TASK TO COMPLETE:
Your output is the lines from the first one to the one containing "25,26,25,24.5,25.5,25,24.5,25,25.5,24,25,26,24.5,25,25.5]", repeated exactly, with images left out.

Code that draws figures
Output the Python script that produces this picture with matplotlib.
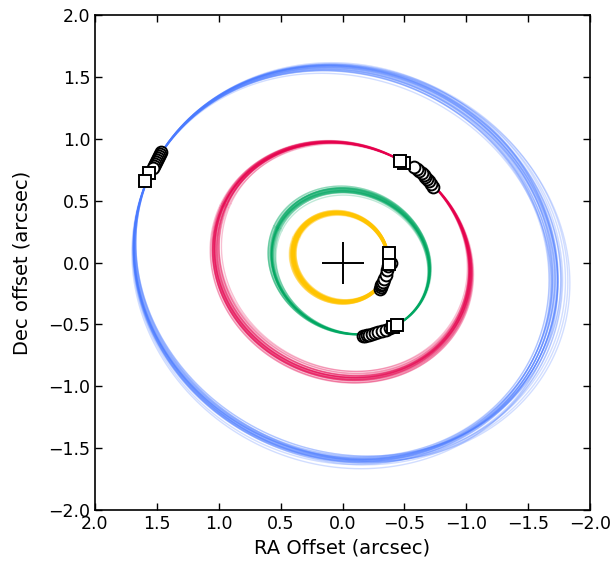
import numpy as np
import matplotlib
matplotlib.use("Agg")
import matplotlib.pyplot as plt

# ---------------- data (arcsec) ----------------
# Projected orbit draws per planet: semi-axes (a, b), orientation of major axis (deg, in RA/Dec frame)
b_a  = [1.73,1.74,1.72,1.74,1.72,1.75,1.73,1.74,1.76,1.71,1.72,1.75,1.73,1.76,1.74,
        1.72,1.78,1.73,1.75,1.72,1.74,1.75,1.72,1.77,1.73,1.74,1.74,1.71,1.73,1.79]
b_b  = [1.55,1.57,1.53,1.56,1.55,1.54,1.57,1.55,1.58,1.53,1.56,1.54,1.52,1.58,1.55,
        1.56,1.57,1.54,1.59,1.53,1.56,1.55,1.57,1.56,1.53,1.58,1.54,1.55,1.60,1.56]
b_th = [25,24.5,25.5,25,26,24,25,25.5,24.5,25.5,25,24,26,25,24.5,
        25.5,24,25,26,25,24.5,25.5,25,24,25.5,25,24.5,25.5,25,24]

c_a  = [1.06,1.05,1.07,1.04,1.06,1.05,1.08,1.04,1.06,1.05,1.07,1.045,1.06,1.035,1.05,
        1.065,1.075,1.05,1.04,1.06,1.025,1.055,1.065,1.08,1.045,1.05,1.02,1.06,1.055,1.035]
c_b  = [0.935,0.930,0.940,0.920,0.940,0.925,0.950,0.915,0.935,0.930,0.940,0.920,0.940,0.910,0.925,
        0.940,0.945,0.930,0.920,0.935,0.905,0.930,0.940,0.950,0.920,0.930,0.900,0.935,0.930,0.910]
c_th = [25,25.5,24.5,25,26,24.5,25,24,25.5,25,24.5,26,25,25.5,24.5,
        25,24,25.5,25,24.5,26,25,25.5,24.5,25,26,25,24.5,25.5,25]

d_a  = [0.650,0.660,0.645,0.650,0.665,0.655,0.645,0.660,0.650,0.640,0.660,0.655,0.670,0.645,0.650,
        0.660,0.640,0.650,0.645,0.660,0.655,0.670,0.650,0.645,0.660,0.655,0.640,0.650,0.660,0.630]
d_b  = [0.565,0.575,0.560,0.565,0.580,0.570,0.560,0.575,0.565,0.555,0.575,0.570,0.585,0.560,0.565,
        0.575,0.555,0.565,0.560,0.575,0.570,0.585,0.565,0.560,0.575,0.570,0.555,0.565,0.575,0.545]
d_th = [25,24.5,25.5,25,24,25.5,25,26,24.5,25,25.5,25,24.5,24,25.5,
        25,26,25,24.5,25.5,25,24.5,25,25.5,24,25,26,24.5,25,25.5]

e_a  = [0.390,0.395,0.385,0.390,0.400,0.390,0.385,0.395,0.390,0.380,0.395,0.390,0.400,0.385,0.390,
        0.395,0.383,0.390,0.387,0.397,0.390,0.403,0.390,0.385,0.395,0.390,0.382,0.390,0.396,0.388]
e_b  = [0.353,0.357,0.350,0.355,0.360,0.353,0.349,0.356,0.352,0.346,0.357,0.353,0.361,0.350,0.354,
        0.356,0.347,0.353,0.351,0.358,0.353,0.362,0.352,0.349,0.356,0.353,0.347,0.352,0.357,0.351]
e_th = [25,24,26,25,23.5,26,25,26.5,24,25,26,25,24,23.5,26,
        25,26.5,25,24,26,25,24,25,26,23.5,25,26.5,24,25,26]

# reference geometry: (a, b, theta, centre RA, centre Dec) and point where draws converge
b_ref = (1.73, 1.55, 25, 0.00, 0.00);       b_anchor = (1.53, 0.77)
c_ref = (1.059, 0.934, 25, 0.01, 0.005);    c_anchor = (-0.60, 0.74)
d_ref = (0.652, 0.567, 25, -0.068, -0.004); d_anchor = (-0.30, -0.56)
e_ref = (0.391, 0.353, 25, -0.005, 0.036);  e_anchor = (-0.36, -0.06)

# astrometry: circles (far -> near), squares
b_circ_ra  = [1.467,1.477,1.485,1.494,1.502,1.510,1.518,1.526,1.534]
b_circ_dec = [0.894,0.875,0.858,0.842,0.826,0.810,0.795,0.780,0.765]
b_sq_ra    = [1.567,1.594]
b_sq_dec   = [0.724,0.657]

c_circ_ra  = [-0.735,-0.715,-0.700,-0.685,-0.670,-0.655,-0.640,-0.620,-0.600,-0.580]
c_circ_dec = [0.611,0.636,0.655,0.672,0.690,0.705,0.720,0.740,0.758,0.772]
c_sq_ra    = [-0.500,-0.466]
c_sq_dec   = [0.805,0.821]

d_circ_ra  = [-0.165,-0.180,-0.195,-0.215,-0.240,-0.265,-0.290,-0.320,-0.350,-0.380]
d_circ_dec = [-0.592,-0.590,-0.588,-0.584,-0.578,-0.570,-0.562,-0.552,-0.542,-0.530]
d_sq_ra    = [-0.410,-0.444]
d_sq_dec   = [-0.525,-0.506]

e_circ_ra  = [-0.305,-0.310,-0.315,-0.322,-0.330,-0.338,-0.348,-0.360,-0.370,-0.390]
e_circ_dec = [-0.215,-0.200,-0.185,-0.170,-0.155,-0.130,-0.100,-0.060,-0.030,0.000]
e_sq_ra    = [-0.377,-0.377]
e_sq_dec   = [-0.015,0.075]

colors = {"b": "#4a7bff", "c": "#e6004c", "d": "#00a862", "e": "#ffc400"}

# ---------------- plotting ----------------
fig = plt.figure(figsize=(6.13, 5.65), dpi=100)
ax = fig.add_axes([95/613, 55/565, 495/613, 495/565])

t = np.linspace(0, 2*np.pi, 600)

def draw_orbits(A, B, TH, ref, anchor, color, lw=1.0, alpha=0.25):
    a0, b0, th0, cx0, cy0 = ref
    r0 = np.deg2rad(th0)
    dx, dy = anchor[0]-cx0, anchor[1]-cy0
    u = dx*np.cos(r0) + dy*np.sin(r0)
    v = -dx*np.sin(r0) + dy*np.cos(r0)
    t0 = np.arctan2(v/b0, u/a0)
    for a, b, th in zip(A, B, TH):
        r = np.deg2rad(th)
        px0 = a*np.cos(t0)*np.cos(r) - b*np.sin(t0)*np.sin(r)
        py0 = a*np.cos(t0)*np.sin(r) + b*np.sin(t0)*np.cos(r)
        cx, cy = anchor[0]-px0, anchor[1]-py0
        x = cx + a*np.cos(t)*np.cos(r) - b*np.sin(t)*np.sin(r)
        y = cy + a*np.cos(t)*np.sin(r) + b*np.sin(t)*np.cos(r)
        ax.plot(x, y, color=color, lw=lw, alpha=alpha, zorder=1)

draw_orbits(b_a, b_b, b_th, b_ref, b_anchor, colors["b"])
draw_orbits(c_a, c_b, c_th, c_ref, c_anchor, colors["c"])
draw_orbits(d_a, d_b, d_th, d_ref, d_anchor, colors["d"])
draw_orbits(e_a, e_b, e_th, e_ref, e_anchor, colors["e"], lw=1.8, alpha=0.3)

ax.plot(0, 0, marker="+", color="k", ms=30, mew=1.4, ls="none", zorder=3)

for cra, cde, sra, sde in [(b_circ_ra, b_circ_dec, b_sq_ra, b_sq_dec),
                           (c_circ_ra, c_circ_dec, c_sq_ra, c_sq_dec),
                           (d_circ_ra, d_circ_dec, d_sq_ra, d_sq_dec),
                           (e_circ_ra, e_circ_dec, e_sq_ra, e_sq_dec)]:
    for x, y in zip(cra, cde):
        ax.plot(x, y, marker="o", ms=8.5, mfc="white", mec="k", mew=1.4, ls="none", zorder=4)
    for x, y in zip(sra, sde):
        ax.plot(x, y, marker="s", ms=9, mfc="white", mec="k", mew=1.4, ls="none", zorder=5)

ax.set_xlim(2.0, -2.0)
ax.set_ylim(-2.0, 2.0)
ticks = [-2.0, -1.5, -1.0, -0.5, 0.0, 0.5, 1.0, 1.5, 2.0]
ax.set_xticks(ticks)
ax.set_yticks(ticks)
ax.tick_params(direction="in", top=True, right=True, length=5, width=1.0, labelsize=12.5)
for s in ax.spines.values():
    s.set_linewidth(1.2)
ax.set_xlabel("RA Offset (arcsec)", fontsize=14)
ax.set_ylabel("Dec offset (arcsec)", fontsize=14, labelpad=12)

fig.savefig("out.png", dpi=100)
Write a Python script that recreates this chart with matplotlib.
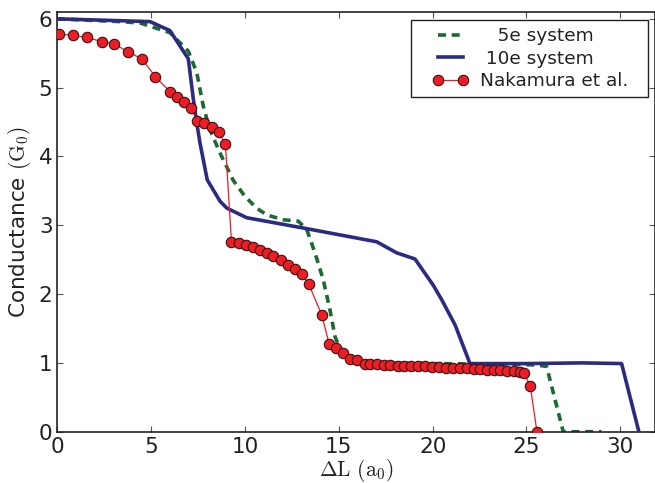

COMPLETE RESPONSE:
Output the Python script that produces this picture with matplotlib.
import numpy as np
import matplotlib
matplotlib.use("Agg")
import matplotlib.pyplot as plt

# ---------------- data (arcsec) ----------------
# Projected orbit draws per planet: semi-axes (a, b), orientation of major axis (deg, in RA/Dec frame)
b_a  = [1.73,1.74,1.72,1.74,1.72,1.75,1.73,1.74,1.76,1.71,1.72,1.75,1.73,1.76,1.74,
        1.72,1.78,1.73,1.75,1.72,1.74,1.75,1.72,1.77,1.73,1.74,1.74,1.71,1.73,1.79]
b_b  = [1.55,1.57,1.53,1.56,1.55,1.54,1.57,1.55,1.58,1.53,1.56,1.54,1.52,1.58,1.55,
        1.56,1.57,1.54,1.59,1.53,1.56,1.55,1.57,1.56,1.53,1.58,1.54,1.55,1.60,1.56]
b_th = [25,24.5,25.5,25,26,24,25,25.5,24.5,25.5,25,24,26,25,24.5,
        25.5,24,25,26,25,24.5,25.5,25,24,25.5,25,24.5,25.5,25,24]

c_a  = [1.06,1.05,1.07,1.04,1.06,1.05,1.08,1.04,1.06,1.05,1.07,1.045,1.06,1.035,1.05,
        1.065,1.075,1.05,1.04,1.06,1.025,1.055,1.065,1.08,1.045,1.05,1.02,1.06,1.055,1.035]
c_b  = [0.935,0.930,0.940,0.920,0.940,0.925,0.950,0.915,0.935,0.930,0.940,0.920,0.940,0.910,0.925,
        0.940,0.945,0.930,0.920,0.935,0.905,0.930,0.940,0.950,0.920,0.930,0.900,0.935,0.930,0.910]
c_th = [25,25.5,24.5,25,26,24.5,25,24,25.5,25,24.5,26,25,25.5,24.5,
        25,24,25.5,25,24.5,26,25,25.5,24.5,25,26,25,24.5,25.5,25]

d_a  = [0.650,0.660,0.645,0.650,0.665,0.655,0.645,0.660,0.650,0.640,0.660,0.655,0.670,0.645,0.650,
        0.660,0.640,0.650,0.645,0.660,0.655,0.670,0.650,0.645,0.660,0.655,0.640,0.650,0.660,0.630]
d_b  = [0.565,0.575,0.560,0.565,0.580,0.570,0.560,0.575,0.565,0.555,0.575,0.570,0.585,0.560,0.565,
        0.575,0.555,0.565,0.560,0.575,0.570,0.585,0.565,0.560,0.575,0.570,0.555,0.565,0.575,0.545]
d_th = [25,24.5,25.5,25,24,25.5,25,26,24.5,25,25.5,25,24.5,24,25.5,
        25,26,25,24.5,25.5,25,24.5,25,25.5,24,25,26,24.5,25,25.5]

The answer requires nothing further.